Л.О. Вы много ездили по разным театральным фестивалям, видели множество известных зарубежных спектаклей. Как бы вы определили нишу, занятую Г.А. Товстоноговым?
К.Л. Мне кажется, будучи искренним и последовательным поклонником системы Станиславского, он соединил такую основополагающую ее силу, как сценическая правда, с яркой интересной формой, говоря грубо, Театр Станиславского с Театром Мейерхольда. Недаром у него в кабинете висят портреты обоих. Не оторвавшись от истоков русского театра, от так называемой школы переживания, он обогатил ее с принципом ансамбля. Товстоногов коллекционировал труппу. На тот момент это была действительно лучшая труппа в России. Все здесь были. Все ныне великие, ставшие москвичами и оставшиеся здесь. Это была великолепная труппа. Поэтому больно, когда читаешь теперь, уже после смерти Георгия Александровича, что БДТ -дутая величина, что театр никогда по-настоящему не пользовался успехом. Я уж привык к тому, что так пишут. Стремление наших людей свергать всех с пьедесталов, незыблемо. Как только человека не стало или его покинули силы для ответа, у нас начинают пинать, снимать сбрасывать. Дескать ничего особенного и не было, мол это все придумано. Нет, это не легенды. Это была целая эпоха, огромная и значительная в нашем театральном искусстве. И это знают на Западе, порой, лучше, чем у нас. Хотел я ответить на одну из таких статей, ее автора я помню мальчиком, восторженно ловившим слова Г.А. Товстоногова, да потом понял, что вступать в дискуссии бессмысленно. Но всегда очень больно такие вещи читать или слышать.

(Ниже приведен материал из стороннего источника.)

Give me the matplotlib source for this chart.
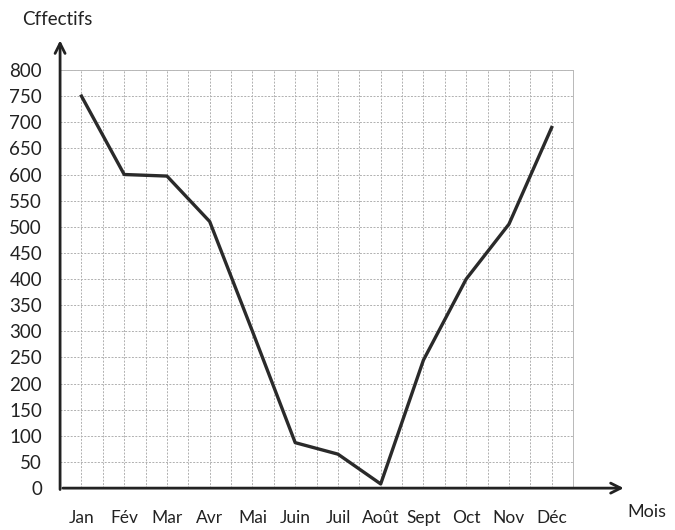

Л.О. Вынужденно заняв после смерти Товстоногова его место, узнали ли Вы о нем что-то новое?
К.Л. Нет. Но я и не занял его место. Оно свободно. Мои функции другие. Я не режиссер. Я просто должен был сохранить то, что он выстроил, вроде как законсервировать на первое время, чтобы не развалилось враз, как бывает в театре после смерти лидера, чтобы на растащили, не разрушили созданное им и всеми нами за эти 33 года. Я думал, что это временно, появится новый лидер и я передам ему бразды правления, но этот процесс затянулось...
Л.О Утрата какого из товстоноговских качеств Вам кажется самой невосполнимой для Вашего театра?
К.Л. Таланта. Все остальное можно заменить, талант нет.
Л.О. Считается, что смерть дорисовывает портрет человека. Что нового Вы узнали о Товстоногове, когда его не стало?
К.Л. Нам было с ним легко и хорошо и казалось, что так будет вечно. Мы не обращали на это внимание, считали нормой. Когда его не стало, все рухнуло... И это оказалось самым страшным открытием, пришедшим к нам после его смерти.